Unlike open blockchain tokens like ETH or SOL, NuCoin operates within a closed, regulated framework. Users earn tokens through qualifying actions in the Nubank app, and balances are displayed alongside other loyalty perks. The token can be transferred between Nubank users and, in some cases, redeemed for benefits within the broader platform.

The issuance model leans conservative. Nubank has emphasized that NuCoin is not intended to function like a high-volatility speculative asset. Supply growth is tied to engagement metrics rather than algorithmic minting or burning, which gives the bank more control — but also keeps the price discovery process largely internal.

What Sets NuCoin Apart From Typical Meme Coins

Most meme tokens launch with no product and no users. NuCoin flips that script entirely:

  • Built-in distribution: Tens of millions of potential holders from day one.
  • Real reward mechanics: Tokens are tied to genuine user behavior, not pure speculation.
  • Regulatory posture: Nubank works within Brazilian financial rules, which adds legitimacy but also limits wild upside.
  • Brand trust: The Nubank name carries weight in Latin America, something no anonymous team can replicate.

The Criticism: Is NuCoin Really Crypto?

Purists argue that NuCoin isn't a "real" cryptocurrency because it's centralized, doesn't use a public chain in the traditional sense, and can be modified by the issuer at will. And honestly, that's a fair debate. Nubank can adjust rules, freeze balances, or alter reward structures unilaterally — freedoms no decentralized protocol allows.

But that criticism may miss the point. NuCoin was never pitched as a challenger to Bitcoin or a DeFi primitive. It's a product feature wrapped in token form — closer to an airline mileage program than to a store-of-value asset. For the average Nubank customer, that framing probably resonates more than whitepapers and validator nodes.

Still, there are legitimate concerns. If users begin treating NuCoin as an investment rather than a reward, mismatched expectations could lead to disappointment. Nubank has had to walk a careful line: marketing the token as "rewarding" without encouraging speculative trading that regulators might flag.
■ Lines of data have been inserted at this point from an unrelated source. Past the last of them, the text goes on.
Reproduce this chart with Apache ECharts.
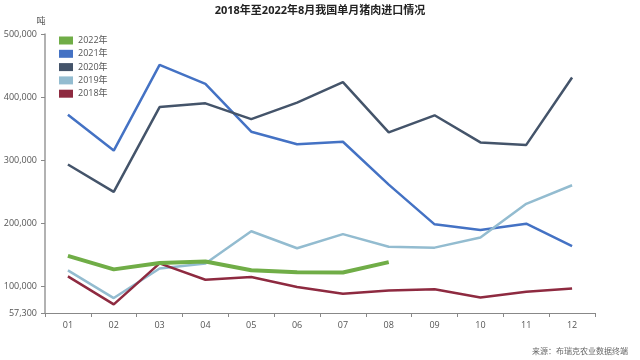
<!DOCTYPE html>
<html>
<head>
<meta charset="utf-8">
<script src="https://cdn.jsdelivr.net/npm/echarts@6/dist/echarts.min.js"></script>
<style>html,body{margin:0;padding:0;background:#fff;}#c{width:640px;height:360px;}</style>
</head>
<body>
<div id="c"></div>
<script>
var months = ['01','02','03','04','05','06','07','08','09','10','11','12'];
var s2022 = [148000,126500,136500,139000,125000,122000,121500,138000];
var s2021 = [372000,315000,451000,421000,345000,325000,329000,261000,198000,189000,199000,163500];
var s2020 = [293000,249500,384000,390000,365000,391000,423500,344000,371000,328000,324000,431000];
var s2019 = [125000,81000,128000,136000,187000,160000,182500,162500,161000,177000,230500,260000];
var s2018 = [115500,71000,136000,110000,114400,98600,88000,93000,95000,82000,91000,96000];
var yTicks = [57300,100000,200000,300000,400000,500000];
var names = ['2022年','2021年','2020年','2019年','2018年'];
var colors = ['#70ad47','#4472c4','#44546a','#93bcd0','#8e2a40'];
var seriesData = [s2022,s2021,s2020,s2019,s2018];

var chart = echarts.init(document.getElementById('c'));
var font = 'Open Sans, Noto Sans CJK SC, sans-serif';
chart.setOption({
  animation:false,
  textStyle:{fontFamily:font},
  title:{text:'2018年至2022年8月我国单月猪肉进口情况',left:'center',top:0,
    textStyle:{fontSize:11,fontWeight:'bold',color:'#222',fontFamily:font}},
  legend:{orient:'vertical',left:54,top:31,itemWidth:14,itemHeight:8,itemGap:4.3,
    icon:'rect',textStyle:{fontSize:9,color:'#555'},data:names},
  grid:{left:45,right:45,top:34,bottom:47},
  xAxis:{type:'category',data:months,boundaryGap:true,
    axisLine:{lineStyle:{color:'#888'}},
    axisTick:{show:true,length:4,lineStyle:{color:'#888'}},
    axisLabel:{fontSize:9,color:'#555',margin:8}},
  yAxis:{type:'value',min:57300,max:500000,name:'吨',nameLocation:'end',nameGap:8,
    nameTextStyle:{fontSize:9,color:'#555',padding:[0,8,0,0]},
    axisLine:{show:true,lineStyle:{color:'#999',width:1.5}},
    axisTick:{show:true,length:4,customValues:yTicks,lineStyle:{color:'#888'}},
    axisLabel:{fontSize:9,color:'#555',customValues:yTicks,
      formatter:function(v){return v.toLocaleString('en-US');}},
    splitLine:{show:false}},
  graphic:[{type:'text',right:12,bottom:4,style:{text:'来源：布瑞克农业数据终端',fontSize:8,fill:'#666',fontFamily:font}}],
  series:seriesData.map(function(d,i){
    return {name:names[i],type:'line',data:d,symbol:'none',
      color:colors[i],
      lineStyle:{width:i===0?4:2.5,color:colors[i]},z:i===0?3:2};
  })
});
</script>
</body>
</html>
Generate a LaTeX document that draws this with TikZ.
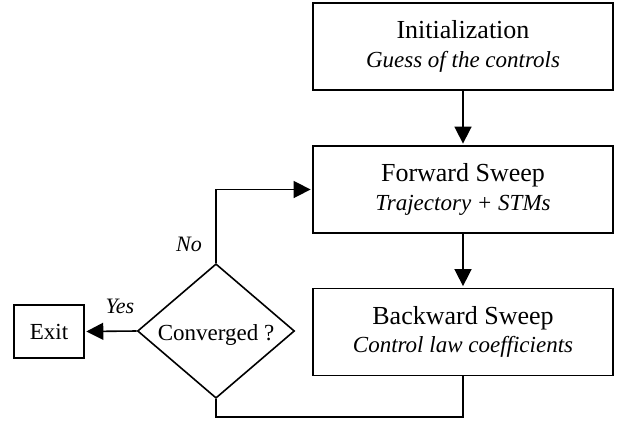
\documentclass[tikz,border=0pt]{standalone}
\usepackage{fontspec}
\setmainfont{Liberation Serif}
\usetikzlibrary{shapes.geometric,arrows.meta}
\tikzset{
  stepbox/.style={draw,line width=1.8pt,minimum width=300pt,minimum height=87pt,inner sep=0pt,align=center,font=\fontsize{26}{28.5}\selectfont},
  decide/.style={draw,diamond,line width=1.6pt,minimum width=157pt,minimum height=123pt,inner sep=0pt,font=\fontsize{23}{26}\selectfont,text height=18pt,text depth=0pt},
  exitbox/.style={draw,line width=1.6pt,minimum width=70pt,minimum height=53pt,inner sep=0pt,font=\fontsize{23}{26}\selectfont},
  conn/.style={line width=1.6pt},
  arr/.style={conn,-{Triangle[length=17pt,width=17pt]},shorten >=1.5pt},
  lab/.style={font=\fontsize{22}{24}\selectfont\itshape,anchor=base,inner sep=0pt}
}
\newcommand{\sub}[1]{{\fontsize{23}{28.5}\selectfont\itshape #1}}
\begin{document}
\begin{tikzpicture}[x=1pt,y=-1pt]
\useasboundingbox (0,0) rectangle (621,421);
\node[stepbox] (init) at (463,46.5) {Initialization\\\sub{Guess of the controls}};
\node[stepbox] (fwd) at (463,189.5) {Forward Sweep\\\sub{Trajectory + STMs}};
\node[stepbox] (bwd) at (463,332) {Backward Sweep\\\sub{Control law coefficients}};
\node[decide] (conv) at (216,331) {Converged ?};
\node[exitbox] (exit) at (49,331.5) {Exit};
\coordinate (loop) at (463,417);
\node[lab] (no) at (189,251) {No};
\node[lab] (yes) at (120,313) {Yes};
\draw[arr] (init) -- (fwd);
\draw[arr] (fwd) -- (bwd);
\draw[arr] (conv.north) |- (fwd.west);
\draw[arr] (conv.west) -- (exit.east);
\draw[conn] (bwd.south) -- (loop) -| (conv.south);
\end{tikzpicture}
\end{document}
Why NuCoin Matters Beyond Brazil

The most interesting thing about NuCoin isn't the token itself — it's the template it offers. If a regional bank with a captive audience can issue a loyalty token successfully, expect others to follow. Latin America, Southeast Asia, and Africa are fertile ground because mobile-first banking is dominant and crypto adoption is already high.

NuCoin also signals a quiet shift in how fintechs think about ownership. Instead of treating customers as users, platforms increasingly want them as participants — people holding an asset that grows alongside the ecosystem. Whether that vision plays out as promised remains to be seen, but the direction of travel is clear.

Lessons From the NuCoin Experiment

  • Distribution beats decentralization when onboarding mainstream users.
  • Regulated tokens may scale slower but reach larger audiences.
  • Utility matters more than ideology for everyday consumers.
  • Brand trust is a moat even in crypto.

Key Takeaways

NuCoin isn't trying to be the next Bitcoin, and that's arguably its biggest strength. By embedding a token directly into a 90-million-user banking app, Nubank has turned crypto into a feature instead of a financial product — and that's a fundamentally different approach from anything we've seen in the West.

The risks are real: centralization, limited price discovery, and regulatory exposure. But so are the rewards. If NuCoin succeeds, it could redefine what loyalty programs look like in the digital age. If it struggles, it will become a textbook case study in why not every fintech should mint its own coin. Either way, the entire industry should be watching closely.